As the name suggests, it consists of three main parts.
Adaptive Tracking is used in OpenTLD. A Median Flow Tracker is made using Lucas-Kanede Tracker with pyramids and with the help of Forward-Backward error, and focusing on 50% of the most reliable points.
As Zdenek Kalal quoted in his GoogleTech Talk about Predator
“Every tracker eventually fails and requires a detector.”
Classifiers are continuously trained from each and every frame. For every frame, Classifiers are evaluated. Errors are estimated via feedback. According to the feedback, classifiers are updated to detect more efficiently.
Ensemble classifier and 1NN classifier are used in detection.
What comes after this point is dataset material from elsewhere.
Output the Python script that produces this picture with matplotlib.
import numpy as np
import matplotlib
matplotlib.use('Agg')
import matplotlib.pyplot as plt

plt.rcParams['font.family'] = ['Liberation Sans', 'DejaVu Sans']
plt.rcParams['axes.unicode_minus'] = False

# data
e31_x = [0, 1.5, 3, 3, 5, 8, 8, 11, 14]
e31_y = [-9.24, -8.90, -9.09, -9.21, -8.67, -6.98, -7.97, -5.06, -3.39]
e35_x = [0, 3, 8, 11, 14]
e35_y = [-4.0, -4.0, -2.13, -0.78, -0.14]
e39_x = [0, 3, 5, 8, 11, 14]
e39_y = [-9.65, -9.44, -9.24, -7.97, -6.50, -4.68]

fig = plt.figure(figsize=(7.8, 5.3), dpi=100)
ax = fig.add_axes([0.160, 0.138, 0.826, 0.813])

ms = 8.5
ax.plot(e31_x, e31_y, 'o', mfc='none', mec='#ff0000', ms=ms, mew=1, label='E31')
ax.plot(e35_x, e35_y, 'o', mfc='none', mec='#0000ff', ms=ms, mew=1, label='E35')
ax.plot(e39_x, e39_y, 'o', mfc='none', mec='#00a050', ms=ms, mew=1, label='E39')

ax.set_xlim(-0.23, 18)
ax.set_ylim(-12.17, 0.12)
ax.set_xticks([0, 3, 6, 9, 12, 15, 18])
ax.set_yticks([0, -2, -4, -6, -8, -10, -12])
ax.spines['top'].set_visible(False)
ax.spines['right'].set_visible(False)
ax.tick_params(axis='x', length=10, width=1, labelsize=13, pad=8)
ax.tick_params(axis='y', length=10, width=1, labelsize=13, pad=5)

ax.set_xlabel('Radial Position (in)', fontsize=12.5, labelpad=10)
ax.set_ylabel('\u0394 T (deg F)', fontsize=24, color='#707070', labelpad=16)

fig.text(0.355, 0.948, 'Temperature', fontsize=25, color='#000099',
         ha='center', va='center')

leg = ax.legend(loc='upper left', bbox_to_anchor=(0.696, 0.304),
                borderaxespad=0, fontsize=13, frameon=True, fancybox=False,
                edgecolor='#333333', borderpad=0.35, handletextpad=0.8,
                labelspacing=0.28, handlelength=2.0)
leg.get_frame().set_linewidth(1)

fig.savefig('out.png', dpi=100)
The tracker learns using P-N learning (Positive-Negative) which learns an object classifier and labels all the patches as “object”(positive) and “background”(negative).It uses a tracker for providing positive and detector for negative training examples.
I have started working on OpenTLD for couple of weeks now. I have made a Median Flow tracker for “Tracking” part of OpenTLD. Here’s how the “Tracking” part works in OpenTLD.
This is how Median Flow Tracker works:
- Initialize points to a grid
- Track points between frame
- Estimate reliability of the points
- Filter out 50% of the outliers
- Estimate the new bounding box
Get Filled points in the Bounding Box
Points are tracked using Lucas-Kanede Tracker with pyramids.
To get reliable points, Forward-Backward error method is used. In FB method, points are tracked twice.
tracked points for current image -> previous image
tracked points for previous image -> current image
So, intersection of both of point sets would give me reliable tracked points.
50% of the points are filtered out using median filter. First the median is calculated for the vector of points, and most reliable points are chosen.
New bounding box is estimated based on all relative distance changes of all points to every point. The median of the relative value is used for calculation. Predict Bounding Box
P.S. Now working on Learning part.